= Richard Pough =

American conservationist (1904–2003)

Richard Pough (April 19, 1904 - June 24, 2003) was a major figure in American conservation for more than half of the 20th century. The impact of his work was so broad that he "seemed to be almost everywhere." He initiated efforts to purchase and preserve habitats at locations such as Hawk Mountain in Pennsylvania, Corkscrew Swamp in Florida, Aravaipa Canyon in Arizona, and Congaree Swamp in South Carolina. Pough (pronounced POE) was born in Brooklyn, New York. Following in the footsteps of his parents, he graduated from Massachusetts Institute of Technology in 1926, with a degree in chemical engineering.

After observing the senseless shooting of raptors at Hawk Mountain in 1932, Pough sought a way to put an end to the slaughter and found the answer after speaking about this issue at a joint meeting of the Audubon and Linnaean societies in New York. After attending his talk, Mrs. Rosalie Edge decided to purchase Hawk Mountain and turn it into a sanctuary. Thus began a pattern of tracking down funds to protect habitats and species that Pough employed for the next several decades. This approach is reflected by the title (An Earth-Saving Bulldozer that Runs on Money) of an article about Pough that appeared in Sports Illustrated in 1973. After taking note of Pough's role in turning Hawk Mountain into a sanctuary, the National Audubon Society hired him in 1936 in a position designated for protecting persecuted species. In this capacity, Pough was one of the first to warn of the dangers of DDT, well over a decade before the publication of Silent Spring.

In the winter of 1943-44, Pough visited the Singer Tract in Louisiana to observe the last known Ivory-billed Woodpecker and study its habitat. On the basis of researching the history of the region in terms of human activities (such as cotton farming) and ecological events (such as a severe drought that caused a large die-off of trees in the 1920s), Pough wrote a report, "Present Condition of the Tensas River Forests of Madison Parish, Louisiana, and the Status of the Ivory-Billed Woodpecker in This Area as of January, 1944," to the Executive Director of the National Audubon Society that challenged assertions by James Tanner that the Ivory-billed Woodpecker requires old-growth forest and that the Singer Tract consisted of such habitat. Pough's study is consistent with reports of dozens of sightings of this elusive species between 2004 and 2008 (many decades after the last old-growth swamp forests had been logged) during searches that took place in Arkansas, Florida, and Louisiana. The Ivory-billed Woodpecker disappeared from the Singer Tract as it was being logged, but history might have been different if this habitat destruction had not occurred before Pough blossomed into "the foremost land preservationist of his time."
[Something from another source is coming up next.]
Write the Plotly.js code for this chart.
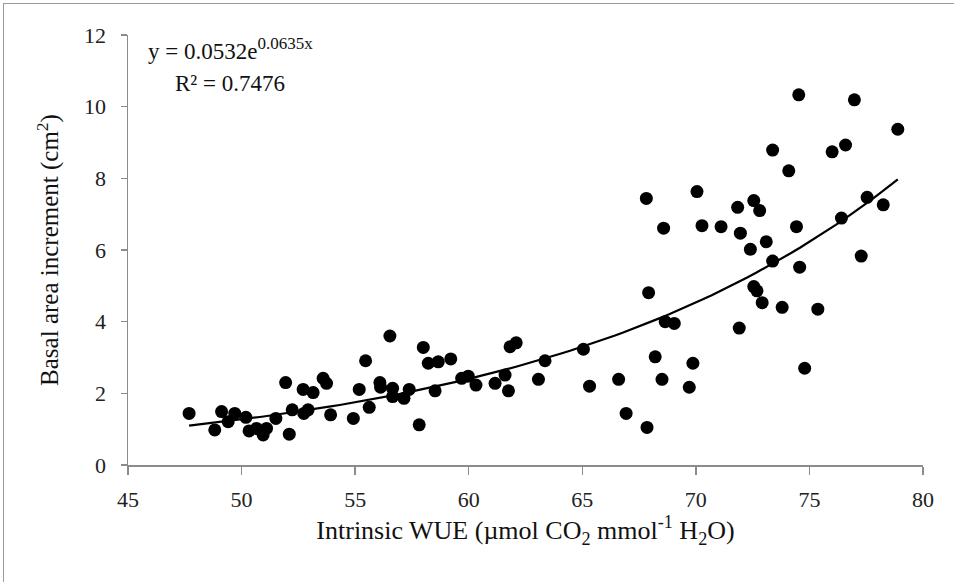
<!DOCTYPE html>
<html>
<head>
<meta charset="utf-8">
<script src="https://cdn.plot.ly/plotly-3.0.1.min.js"></script>
<style>
html,body{margin:0;padding:0;background:#fff;}
#wrap{position:relative;width:954px;height:582px;overflow:hidden;}
#frame{position:absolute;left:3px;top:3px;width:1000px;height:700px;border-top:1px solid #9a9a9a;border-left:1px solid #9a9a9a;pointer-events:none;z-index:5;}
#chart{position:absolute;left:0;top:0;width:954px;height:582px;}
</style>
</head>
<body>
<div id="wrap"><div id="chart"></div><div id="frame"></div></div>
<script>
// Intrinsic WUE (x) and basal area increment (y)
const wue = [47.69,48.82,49.12,49.41,49.70,50.19,50.33,50.66,50.95,51.10,
  51.51,51.94,52.10,52.23,52.71,52.74,52.93,53.15,53.59,53.74,
  53.92,54.92,55.18,55.46,55.62,56.09,56.12,56.53,56.65,56.65,
  57.15,57.38,57.82,58.00,58.22,58.52,58.66,59.21,59.69,59.98,
  60.32,61.16,61.60,61.75,61.82,62.09,63.07,63.36,65.05,65.32,
  66.60,66.93,67.85,68.21,68.51,68.65,69.05,67.92,69.87,69.71,
  71.91,72.92,73.80,75.37,74.79,72.55,72.69,74.53,76.98,78.89,
  73.38,76.00,76.59,74.09,67.82,70.05,72.55,71.84,72.81,77.54,
  78.25,68.58,70.27,71.11,71.96,74.43,76.41,73.10,72.40,73.38,
  74.57,77.28];
const bai = [1.44,0.98,1.49,1.21,1.44,1.33,0.95,1.02,0.84,1.02,
  1.30,2.30,0.86,1.54,2.11,1.44,1.54,2.02,2.42,2.28,
  1.40,1.30,2.11,2.91,1.61,2.30,2.17,3.60,2.14,1.91,
  1.86,2.11,1.12,3.28,2.84,2.07,2.88,2.96,2.42,2.48,
  2.23,2.28,2.51,2.07,3.30,3.41,2.39,2.91,3.23,2.20,
  2.39,1.44,1.05,3.02,2.39,4.00,3.95,4.81,2.84,2.17,
  3.82,4.53,4.40,4.35,2.70,4.98,4.86,10.33,10.19,9.37,
  8.79,8.74,8.93,8.21,7.44,7.63,7.38,7.19,7.10,7.47,
  7.26,6.61,6.68,6.65,6.47,6.65,6.89,6.23,6.02,5.69,
  5.52,5.83];
// Exponential trendline from the equation shown on the chart
const fitA = 0.0532;
const fitB = 0.0635;
const fitRange = [47.69, 78.89];
const xTicks = [45,50,55,60,65,70,75,80];
const yTicks = [0,2,4,6,8,10,12];

const fitX = [], fitY = [];
const nFit = 80;
for (let i = 0; i <= nFit; i++) {
  const x = fitRange[0] + (fitRange[1] - fitRange[0]) * i / nFit;
  fitX.push(x);
  fitY.push(fitA * Math.exp(fitB * x));
}

const font = 'Liberation Serif, Times New Roman, serif';
const traces = [
  {x: wue, y: bai, type: 'scatter', mode: 'markers',
   marker: {color: '#000', size: 13, line: {width: 0}}, hoverinfo: 'x+y'},
  {x: fitX, y: fitY, type: 'scatter', mode: 'lines',
   line: {color: '#000', width: 2.2}, hoverinfo: 'skip'}
];
const layout = {
  width: 954, height: 582,
  margin: {l: 128, r: 31, t: 35, b: 117, pad: 0},
  paper_bgcolor: '#fff', plot_bgcolor: '#fff',
  showlegend: false,
  font: {family: font, color: '#222'},
  xaxis: {
    range: [45, 80], tickvals: xTicks, ticktext: xTicks.map(String),
    showgrid: false, zeroline: false, showline: true, linecolor: '#8c8c8c', linewidth: 1.5,
    ticks: 'outside', ticklen: 8, tickcolor: '#8c8c8c', tickwidth: 1.3,
    tickfont: {family: font, size: 22, color: '#222'}, ticklabelstandoff: 6,
    title: {text: 'Intrinsic WUE (µmol CO<sub>2</sub> mmol<sup>-1</sup> H<sub>2</sub>O)',
            font: {family: font, size: 26, color: '#111'}, standoff: 10}
  },
  yaxis: {
    range: [0, 12], tickvals: yTicks, ticktext: yTicks.map(String),
    showgrid: false, zeroline: false, showline: true, linecolor: '#8c8c8c', linewidth: 1.5,
    ticks: 'outside', ticklen: 6, tickcolor: '#8c8c8c', tickwidth: 1.3,
    tickfont: {family: font, size: 22, color: '#222'}, ticklabelstandoff: 10,
    title: {text: 'Basal area increment (cm<sup>2</sup>)',
            font: {family: font, size: 25, color: '#111'}, standoff: 18}
  },
  annotations: [
    {x: 45.8, y: 11.62, xref: 'x', yref: 'y', xanchor: 'left', yanchor: 'middle', showarrow: false,
     text: 'y = 0.0532e<sup><span style="font-size:17px">0.0635x</span></sup>', font: {family: font, size: 23, color: '#111'}},
    {x: 47.0, y: 10.66, xref: 'x', yref: 'y', xanchor: 'left', yanchor: 'middle', showarrow: false,
     text: 'R² = 0.7476', font: {family: font, size: 23, color: '#111'}}
  ]
};
Plotly.newPlot('chart', traces, layout, {displayModeBar: false, staticPlot: true});
</script>
</body>
</html>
One of Pough's colleagues, Don Eckelberry, visited the Singer Tract later in 1944 to make paintings of the Ivory-billed Woodpecker based on direct observations.
In the years that followed, he produced the artwork for a series of Audubon field guides by Pough

that put more of an emphasis on each bird's role in the ecosystem than field guides by Roger Tory Peterson that were published during the same period. In 1948, the American Museum of Natural History hired Pough as chair of the Department of Conservation and General Ecology. Between 1954 and 1956, he served as the founding president of the Nature Conservancy. In 1954, the president of the Audubon Society thought it would be impossible to raise funds in time to save the Corkscrew Swamp from logging that was set to begin in ten days, but Pough stepped in and raised the funding one day before the deadline. Pough was involved in numerous other conservation efforts for species such as the Bermuda Petrel and habitats such as Great Gull Island off the coast of Connecticut.